With this in mind, modern parents are very aware of the impact childhood experiences have on their children as they grow up, in terms of the the long term impact their childhood will have on their mental fortitude, mindset and emotional health; and many parents endeavour to create confidence within their children… but, confidence is not really something that can be given to a child, as a gift, it’s something that must be generated.

In this sense, confidence is like a muscle, and as with any muscle, for it to grow it needs to be exercised, tested and challenged.

Also, it’s important to realise that when we talk about confidence there’s a huge difference between the two types of confidence; in that there is an inner confidence associated with certainty and stability deep down, then there’s the outer confidence that is the opposite of shyness.

Having good social skills doesn’t necessarily mean a child is confident, as external skills can be taught and learned quite easily, indeed many people develop high levels of external confidence as a coping mechanism to make up for their low levels of inner confidence and self-esteem.

So, when it comes to creating this deep internal sense of confidence and self esteem within your children the following three aspects will point you in the right direction.


A sense of stability in one’s home life is imperative.  The majority of emotional issues in later life stem from an unstable childhood; whether this is from the practical aspects of moving around a lot, or a divorce, or something more emotional such as distant parents that weren’t always emotionally present and understanding of you.

The idea of a stable home has many connotations, but a home is much more than the bricks and mortar that keep four walls around you – home is more of a feeling and an emotional state of certainty that allows people to feel safe, secure and at peace.  

There are simple things you can do to ensure your child feels more certain, such as setting up a regular bedtime routine, which doesn’t change – or having breakfast at a particular time where everyone is intellectually and emotionally present.

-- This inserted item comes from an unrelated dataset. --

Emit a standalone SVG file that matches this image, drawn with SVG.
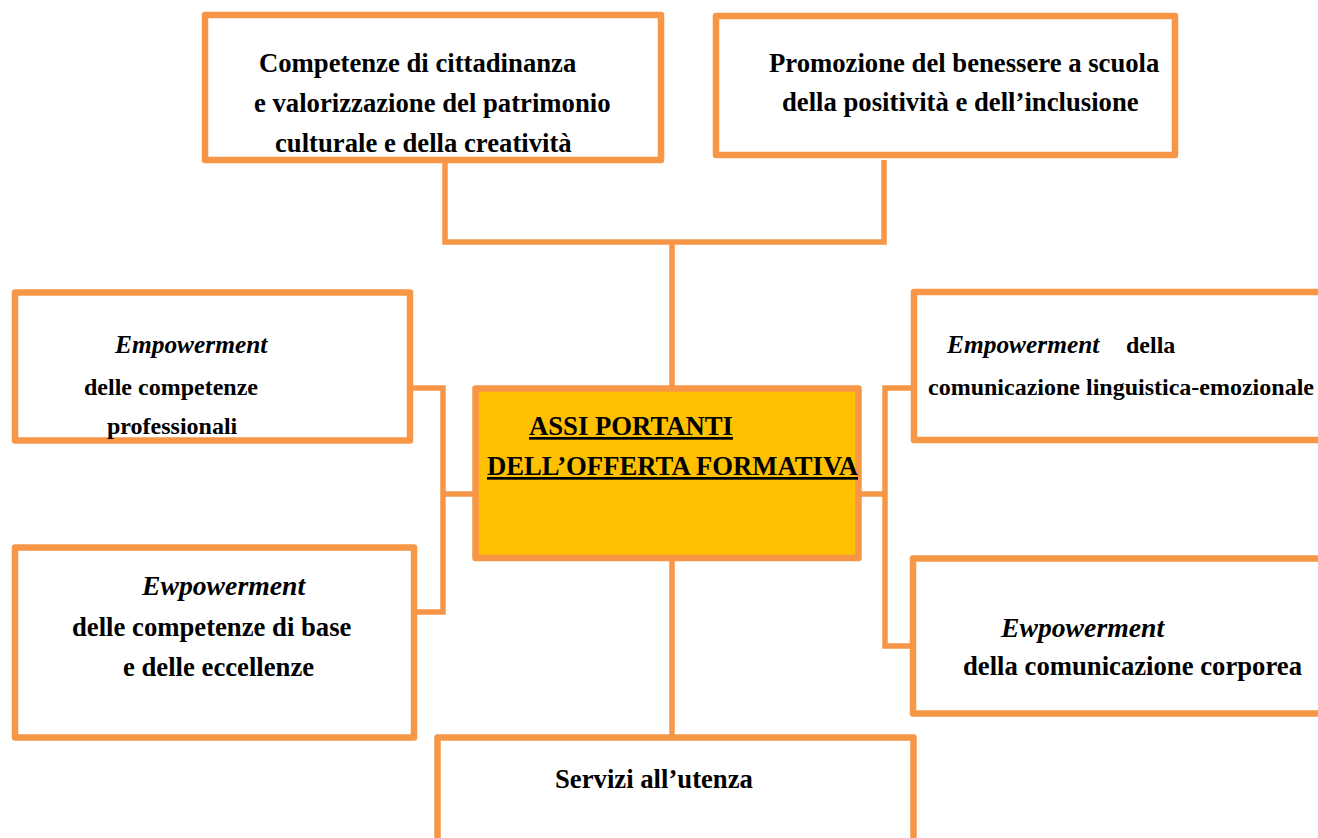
<svg xmlns="http://www.w3.org/2000/svg" width="1318" height="838" viewBox="0 0 1318 838">
<style>
.box{fill:#fff;stroke:#F79646;stroke-width:6.5;stroke-linejoin:round}
.core{fill:#FFC000;stroke:#F79646;stroke-width:6.5;stroke-linejoin:round}
.conn{fill:none;stroke:#F79646;stroke-width:5.5}
text{font-family:"Liberation Serif","Times New Roman",serif;font-weight:bold;fill:#000}
.it{font-style:italic}
.s26{font-size:26.7px}
.s24{font-size:24px}
.e25{font-size:25.4px}
.e28{font-size:27.7px}
</style>
<rect width="1318" height="838" fill="#fff"/>
<g id="connectors">
<path class="conn" d="M445,160 V242 H884 V160"/>
<path class="conn" d="M672,242 V388"/>
<path class="conn" d="M672,558 V737"/>
<path class="conn" d="M410,388 H443 V612 H414"/>
<path class="conn" d="M443,494 H475"/>
<path class="conn" d="M914,388 H885 V646 H913"/>
<path class="conn" d="M885,494 H858"/>
</g>
<g id="node-cittadinanza">
<rect class="box" x="205" y="15" width="456" height="145"/>
<text class="s26" x="259" y="72">Competenze di cittadinanza</text>
<text class="s26" x="254" y="112">e valorizzazione del patrimonio</text>
<text class="s26" x="275" y="152">culturale e della creatività</text>
</g>
<g id="node-benessere">
<rect class="box" x="716" y="16" width="459" height="139"/>
<text class="s26" x="769" y="72">Promozione del benessere a scuola</text>
<text class="s26" x="782" y="111">della positività e dell’inclusione</text>
</g>
<g id="node-assi">
<rect class="core" x="475.5" y="388.5" width="383" height="169.5"/>
<text class="s26" x="529" y="435" text-decoration="underline">ASSI PORTANTI</text>
<text class="s26" x="487" y="475" text-decoration="underline">DELL’OFFERTA FORMATIVA</text>
</g>
<g id="node-professionali">
<rect class="box" x="15" y="292.5" width="395" height="148"/>
<text class="e25 it" x="115" y="353">Empowerment</text>
<text class="s24" x="84" y="395">delle competenze</text>
<text class="s24" x="107" y="434">professionali</text>
</g>
<g id="node-base">
<rect class="box" x="15" y="547.5" width="399" height="190"/>
<text class="e28 it" x="142" y="595">Ewpowerment</text>
<text class="s26" x="72" y="636">delle competenze di base</text>
<text class="s26" x="123" y="676">e delle eccellenze</text>
</g>
<g id="node-linguistica">
<rect class="box" x="914" y="292" width="420" height="148"/>
<text class="s24" x="947" y="353"><tspan class="it e25">Empowerment</tspan><tspan x="1126">della</tspan></text>
<text class="s24" x="928" y="395">comunicazione linguistica-emozionale</text>
</g>
<g id="node-corporea">
<rect class="box" x="913" y="558.5" width="420" height="155"/>
<text class="e28 it" x="1001" y="637">Ewpowerment</text>
<text class="s26" x="963" y="675">della comunicazione corporea</text>
</g>
<g id="node-servizi">
<rect class="box" x="437.5" y="737.5" width="476" height="130"/>
<text class="s26" x="555" y="788">Servizi all’utenza</text>
</g>
</svg>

Children from stable homes and upbringings tend to feel more confident in later life.  Therefore, try to ensure a stable home environment for your child in order to help them operate from a stable and solid foundation within.


A lot of times, disruptive children are seeking attention, and we “punish” them in a way that meets their need for attention.  Unfortunately, children will find ways to meet their emotional needs – no matter what – and some ways are productive, whilst others are not.

If your child is craving attention there’s a chance they are suffering from a feeling of not being heard, validated or significant.  The best thing to do here, therefore, is to make the time to listen to your child to ensure they are validated and feel emotionally understood.  

The other aspect is to focus on the positive and ignore the negative; see attention as a gift to your child and therefore only offer it when they are doing something good – as this way, you will condition them like Pavlov’s Dogs to associate pleasure with doing something good and pain with being naughty.


As mentioned above, children are attention craving by nature and when parents focus their attention on the bad behaviour children will unconsciously link this with a “reward” of attention… even if it’s negative attention.  Indeed, many children become conditioned to associate being naughty with a way to get their parent’s undivided attention which is why they will often push and push until breaking point – not out of malevolence, but out of hunger for attention.

You therefore want to focus your attention on rewarding the positive, and trying to ignore the negative.  Of course, you might need to reign them in from time to time, but the point is make sure your child feels congratulated and validated when they do good things – and somewhat ignored when they are behaving badly.

In summary, confidence is a muscle and like any muscle it needs exercise in order to grow – that said, putting your child in confidence enhancing situations such as karaoke contests or paying for groceries at the store are not of themselves enough to develop confidence.  You need your child to develop a firm foundational base; and the best way to achieve that is to provide stability, encouragement and validation of their feelings.